Note how many lines hold the string "size" and give that number without any other words.

begin DATA PROVIDED

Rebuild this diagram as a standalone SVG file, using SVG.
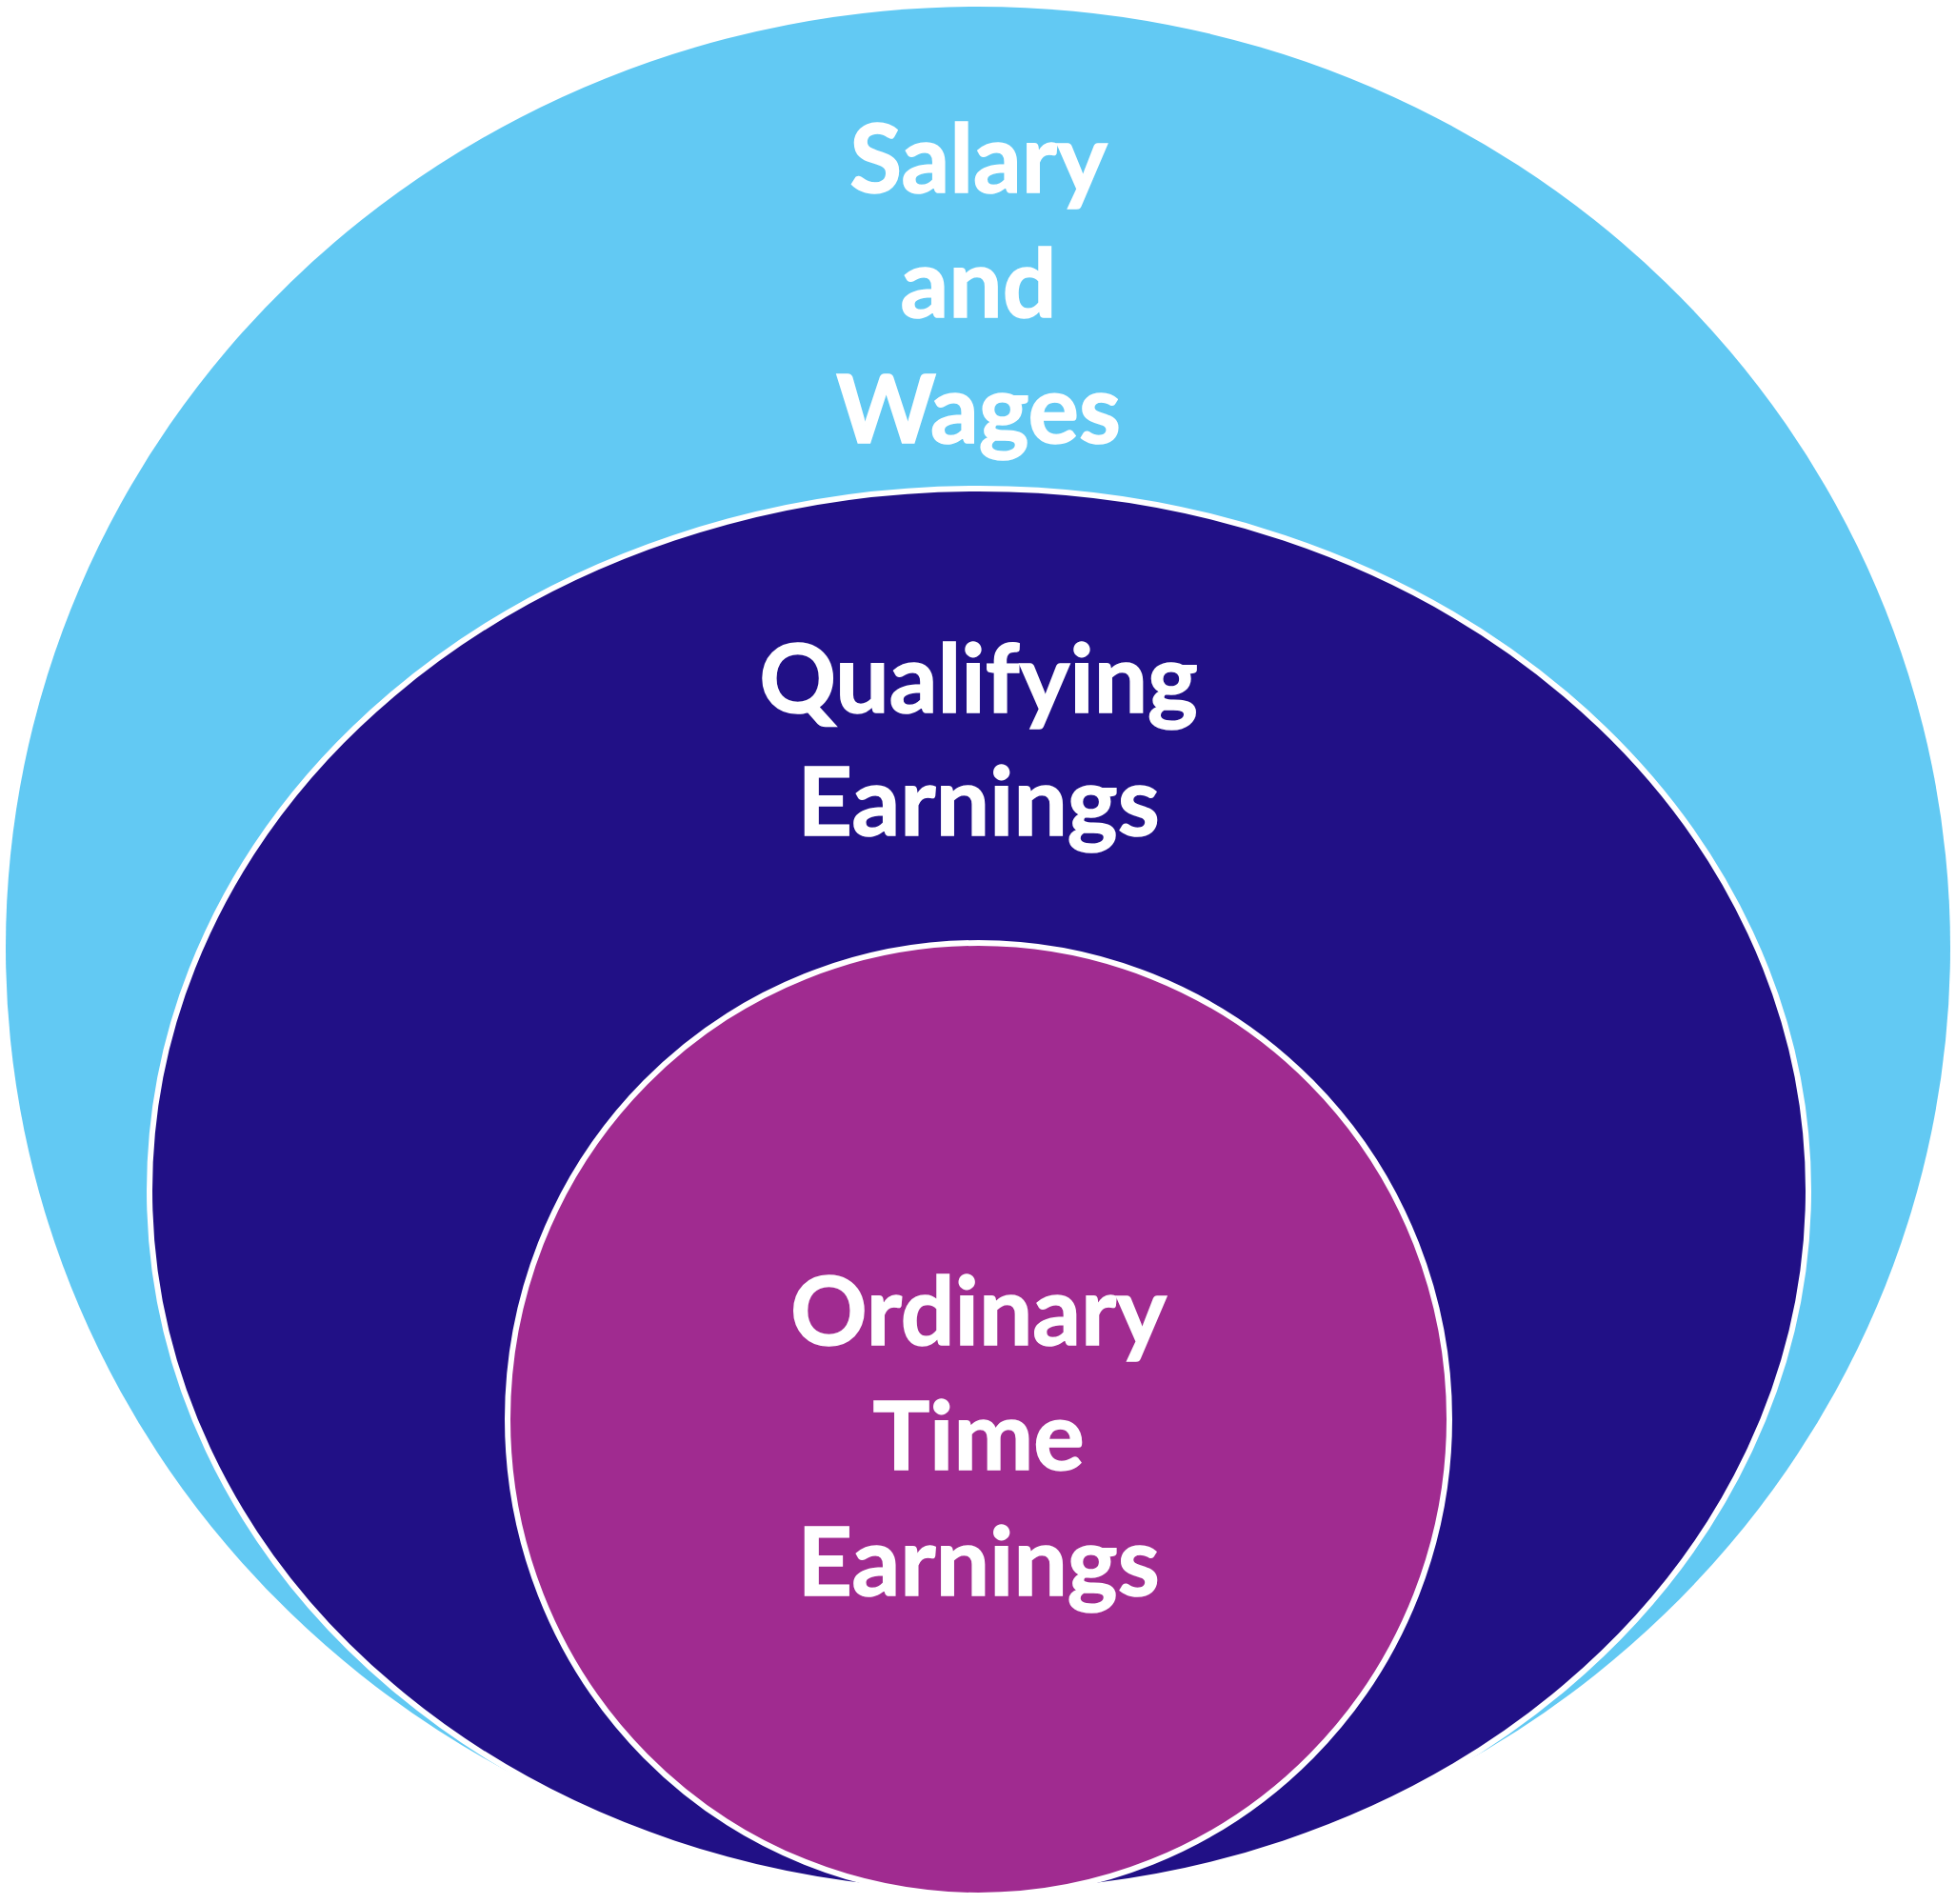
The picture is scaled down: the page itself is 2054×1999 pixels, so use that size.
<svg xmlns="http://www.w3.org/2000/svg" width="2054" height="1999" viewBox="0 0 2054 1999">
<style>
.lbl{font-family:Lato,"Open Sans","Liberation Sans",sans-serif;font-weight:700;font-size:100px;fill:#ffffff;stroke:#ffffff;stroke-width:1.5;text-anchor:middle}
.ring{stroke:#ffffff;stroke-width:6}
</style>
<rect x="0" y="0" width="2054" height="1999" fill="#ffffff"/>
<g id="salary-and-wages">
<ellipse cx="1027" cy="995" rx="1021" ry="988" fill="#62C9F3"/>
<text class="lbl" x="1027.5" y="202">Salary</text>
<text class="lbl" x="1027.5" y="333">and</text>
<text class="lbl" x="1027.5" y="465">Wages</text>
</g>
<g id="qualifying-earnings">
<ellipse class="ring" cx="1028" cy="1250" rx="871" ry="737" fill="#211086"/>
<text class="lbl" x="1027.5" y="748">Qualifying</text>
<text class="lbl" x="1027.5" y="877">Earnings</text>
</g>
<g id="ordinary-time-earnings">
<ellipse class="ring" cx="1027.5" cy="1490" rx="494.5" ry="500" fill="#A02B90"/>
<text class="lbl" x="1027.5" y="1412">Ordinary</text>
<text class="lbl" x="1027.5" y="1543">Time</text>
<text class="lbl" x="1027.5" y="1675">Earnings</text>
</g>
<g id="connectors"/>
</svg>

end DATA PROVIDED

→ EXPECTED ANSWER:
2